In 1498, on his Third Voyage (the Sovereigns were sponsoring many voyages in those years), Columbus landed on the west coast of what is now Venezuela, near where the Orinoco emptied into the ocean. His ship’s log, as rendered by a Spanish friar some decades after the journey, says “He observed that the Land stretched out wider and appeared flatter and more beautiful down toward the west….He therefore came to the conclusion that so great a land as not an island but a continent; and as if addressing the Sovereigns, he speaks thus:
“I have come to believe this is a mighty continent which was hitherto unknown. I am greatly supported in this view by reason of this great river and by this sea which is fresh….And if this is a continent it is a wonderful thing and will be so regarded by all men of learning.”
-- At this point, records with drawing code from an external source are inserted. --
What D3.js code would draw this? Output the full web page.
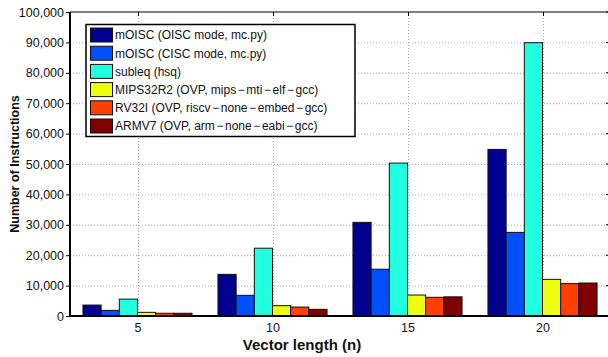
<!DOCTYPE html>
<html><head><meta charset="utf-8">
<script src="https://cdn.jsdelivr.net/npm/d3@7"></script>
<style>body{margin:0;background:#fff}svg{display:block}text{font-family:"Liberation Sans",Arial,sans-serif}</style>
</head><body><svg id="c" width="608" height="357"></svg>
<script>
const categories = [5, 10, 15, 20];
const seriesNames = [
  "mOISC (OISC mode, mc.py)",
  "mOISC (CISC mode, mc.py)",
  "subleq (hsq)",
  "MIPS32R2 (OVP, mips\u2212mti\u2212elf\u2212gcc)",
  "RV32I (OVP, riscv\u2212none\u2212embed\u2212gcc)",
  "ARMV7 (OVP, arm\u2212none\u2212eabi\u2212gcc)"
];
const seriesColors = ["#00008f", "#0050ff", "#20ffdf", "#efff10", "#ff4000", "#800000"];
const mOISC_OISC = [3600, 13700, 30800, 54800];
const mOISC_CISC = [1850, 6800, 15400, 27500];
const subleq = [5550, 22300, 50300, 89900];
const mips = [1200, 3400, 6900, 12050];
const rv32i = [900, 2950, 6150, 10650];
const armv7 = [900, 2200, 6300, 10850];
const seriesValues = [mOISC_OISC, mOISC_CISC, subleq, mips, rv32i, armv7];
const yTicks = [0, 10000, 20000, 30000, 40000, 50000, 60000, 70000, 80000, 90000, 100000];

const svg = d3.select("#c");
const L = 70, R = 610, T = 12, B = 316;
const x = d3.scaleLinear().domain([2.5, 22.5]).range([L, R]);
const y = d3.scaleLinear().domain([0, 100000]).range([B, T]);
const fmt = d3.format(",");

// grid
const g = svg.append("g");
g.selectAll(".gy").data(yTicks.slice(1, -1)).join("line")
  .attr("x1", L).attr("x2", R).attr("y1", d => y(d) + 0.5).attr("y2", d => y(d) + 0.5)
  .attr("stroke", "#aaa").attr("stroke-width", 1).attr("stroke-dasharray", "1,2");
g.selectAll(".gx").data(categories).join("line")
  .attr("x1", d => Math.round(x(d)) + 0.5).attr("x2", d => Math.round(x(d)) + 0.5).attr("y1", T).attr("y2", B)
  .attr("stroke", "#aaa").attr("stroke-width", 1).attr("stroke-dasharray", "1,2");

// bars
const groupW = 4.04; // in data units
const bw = groupW / seriesNames.length;
seriesValues.forEach((vals, si) => {
  svg.append("g").selectAll("rect").data(vals).join("rect")
    .attr("x", (d, i) => x(categories[i] - groupW / 2 + si * bw))
    .attr("width", x(bw) - x(0))
    .attr("y", d => y(d))
    .attr("height", d => B - y(d))
    .attr("fill", seriesColors[si])
    .attr("stroke", "#111").attr("stroke-width", 1);
});

// top border
svg.append("line").attr("x1", L).attr("x2", R).attr("y1", T).attr("y2", T).attr("stroke", "#000").attr("stroke-width", 1);

// axes
const yAxis = d3.axisLeft(y).tickValues(yTicks).tickFormat(fmt).tickSize(4).tickPadding(2);
const ya = svg.append("g").attr("transform", `translate(${L},0)`).call(yAxis);
ya.select(".domain").remove();
ya.selectAll("text").attr("font-size", 12.5).attr("fill", "#111");
ya.selectAll("line").attr("stroke", "#000");
// right inner ticks
svg.append("g").selectAll("line").data(yTicks).join("line")
  .attr("x1", R - 4).attr("x2", R).attr("y1", d => y(d)).attr("y2", d => y(d)).attr("stroke", "#000");
// top inner ticks
svg.append("g").selectAll("line").data(categories).join("line")
  .attr("x1", d => Math.round(x(d)) + 0.5).attr("x2", d => Math.round(x(d)) + 0.5).attr("y1", T).attr("y2", T + 4).attr("stroke", "#000");

const xAxis = d3.axisBottom(x).tickValues(categories).tickSize(0).tickPadding(7);
const xa = svg.append("g").attr("transform", `translate(0,${B})`).call(xAxis);
xa.select(".domain").remove();
xa.selectAll("text").attr("font-size", 12.5).attr("fill", "#111");

svg.append("line").attr("x1", L).attr("x2", L).attr("y1", T).attr("y2", B + 1).attr("stroke", "#000").attr("stroke-width", 2);
svg.append("line").attr("x1", L - 1).attr("x2", R).attr("y1", B).attr("y2", B).attr("stroke", "#000").attr("stroke-width", 2);

// titles
svg.append("text").attr("x", 302).attr("y", 350).attr("text-anchor", "middle")
  .attr("font-size", 15).attr("font-weight", "bold").attr("fill", "#111").text("Vector length (n)");
svg.append("text").attr("transform", `translate(19,${(T + B) / 2}) rotate(-90)`).attr("text-anchor", "middle")
  .attr("font-size", 12.5).attr("font-weight", "bold").attr("fill", "#111").text("Number of Instructions");

// legend
const lg = svg.append("g");
lg.append("rect").attr("x", 86).attr("y", 24.5).attr("width", 269).attr("height", 112)
  .attr("fill", "#fff").attr("stroke", "#000").attr("stroke-width", 1.5);
seriesNames.forEach((n, i) => {
  const cy = 35 + i * 18.2;
  lg.append("rect").attr("x", 90.5).attr("y", cy - 7).attr("width", 22).attr("height", 14)
    .attr("fill", seriesColors[i]).attr("stroke", "#111").attr("stroke-width", 1);
  const t = lg.append("text").attr("x", 115).attr("y", cy + 4.3).attr("font-size", 12).attr("fill", "#111");
  const parts = n.split("\u2212");
  parts.forEach((p, k) => {
    if (k > 0) t.append("tspan").attr("dx", 1.6).text("\u2212");
    t.append("tspan").attr("dx", k > 0 ? 1.6 : 0).text(p);
  });
});
</script></body></html>
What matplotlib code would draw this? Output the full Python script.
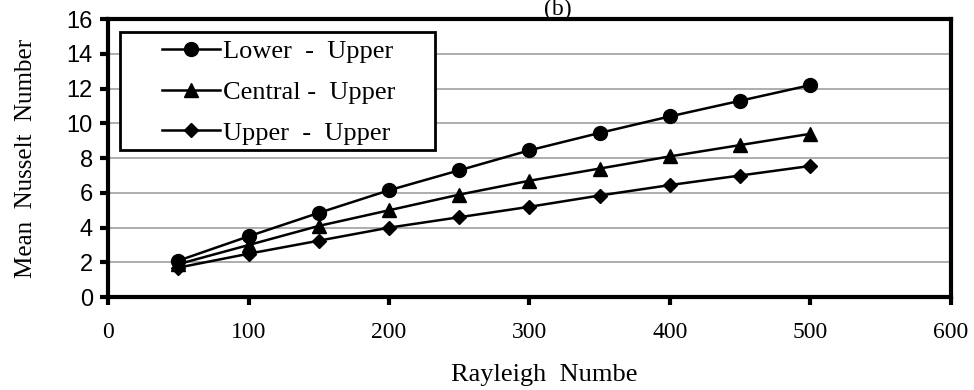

And in a letter to the Sovereigns he would use the phrase “otro mundo,” bragging of his achievement: “No princes of Spain ever gained territory outside these borders until now, when Your Highnesses have an other world here, by which our holy faith can be so greatly advanced and from which such great wealth can be drawn.”
Most history books argue that Columbus died thinking he had gone to islands off India. Obviously not true: he knew he had discovered—for the Sovereigns and Christianity—a new continent, a new world, and history would acclaim him for it. As indeed it did: Spanish historian Lopez de Gomara in 1552called it “the greatest event in the history of the world, excluding the incarnation and death of Him who created it.” And Adam Smith two centuries later wrote, “The discovery of /America, and that of a passage to the East Indies by the Cape of Good Hope, are the two greatest and most important events recorded in the history of mankind.”
That’s how we should be thinking of him today, not as an imperfect man and inept governor. His achievement enabled Europe to expand beyond its borders, Westernizing the great bulk of humanity; to accumulate wealth and power on a scale previously unknown and create the structures of modern civilization; and to alter the distribution of life forms and transform nature as nothing before in the earth’s history. That was unique and transformative and, if not the greatest, great.
And why his statues and monuments—said to be more than for any secular figure in history—should not be defiled or removed.